Su terrible final llega el 28 de julio de 1858. Con sólo un pantalón, encadenado por los pies al cuello y breviario en mano, antes de su martirio tuvo que presenciar el de dos fieles muchachos que le acompañaban en el momento de su detención, Domingo Kiep y Domingo Kien, de 18 y 21 años, respectivamente. Tumbado sobre una manta, clavaron dos estacas junto a sus manos, dos bajo las axilas, para mantener los brazos en cruz, una en cada pie y otra a ambos lados de la cadera, para sujetar su cuerpo. Durante su martirio, y hasta que perdió el conocimiento, no paró de repetir el nombre de Jesús. Comenzaron cortándole las piernas a la altura de las rodillas, continuaron por los brazos, la cabeza y, finalmente, lo abrieron en canal para arrancarle las entrañas.

Pronto la noticia llegó a Asturias, y a Quirós, donde la familia, resignada, sabía que, tarde o temprano, ése sería su final. En Oviedo se creó una comisión para el traslado de los restos, en la que participaron numerosas diócesis de Asturias, entre ellas Covadonga, donde rastreando los libros de actas (en el Ángulo del 18 de febrero de 1889), podemos encontrar el acuerdo de destinar una cuantía, sin especificar, «para atender a los gastos que ocasione la traslación de los restos del venerable fray Melchor García Sampedro desde el Tung King a la capital diocesana».

El 28 de abril de 1889 y ante numerosos fieles fueron solemnemente recibidos los restos en la catedral de ovetense. Desde entonces se veneran en una de las capillas del templo, dedicada a Nuestra Señora de Covadonga.
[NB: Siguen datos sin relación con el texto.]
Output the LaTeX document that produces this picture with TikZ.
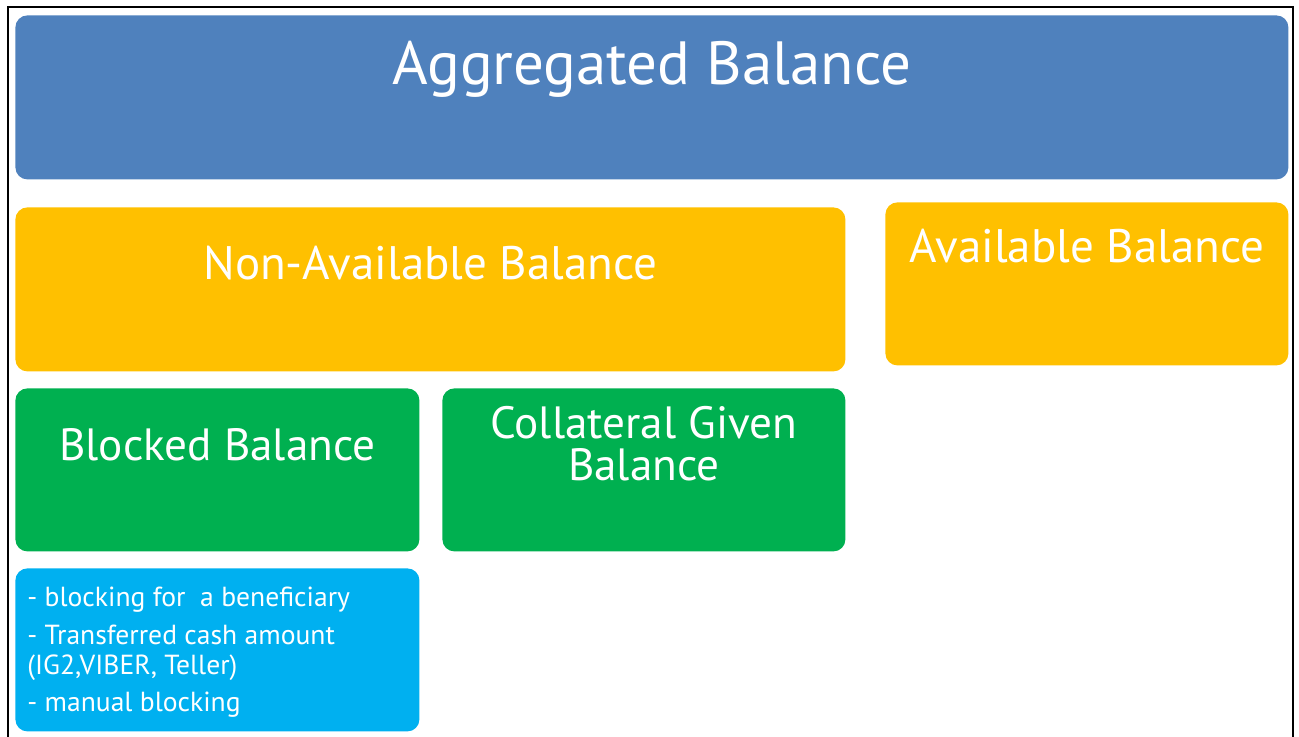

Beatificado por la iglesia el 29 de abril de 1951 y elevado a los altares, por Su Santidad Juan Pablo II, el 19 de junio de 1988.

Ciento cincuenta años después, Cortes, su localidad natal, acogió una solemne eucaristía presidida por el arzobispo de la diócesis, en la que seguro, más que nunca, su memoria estuvo presente entre todos los asistentes.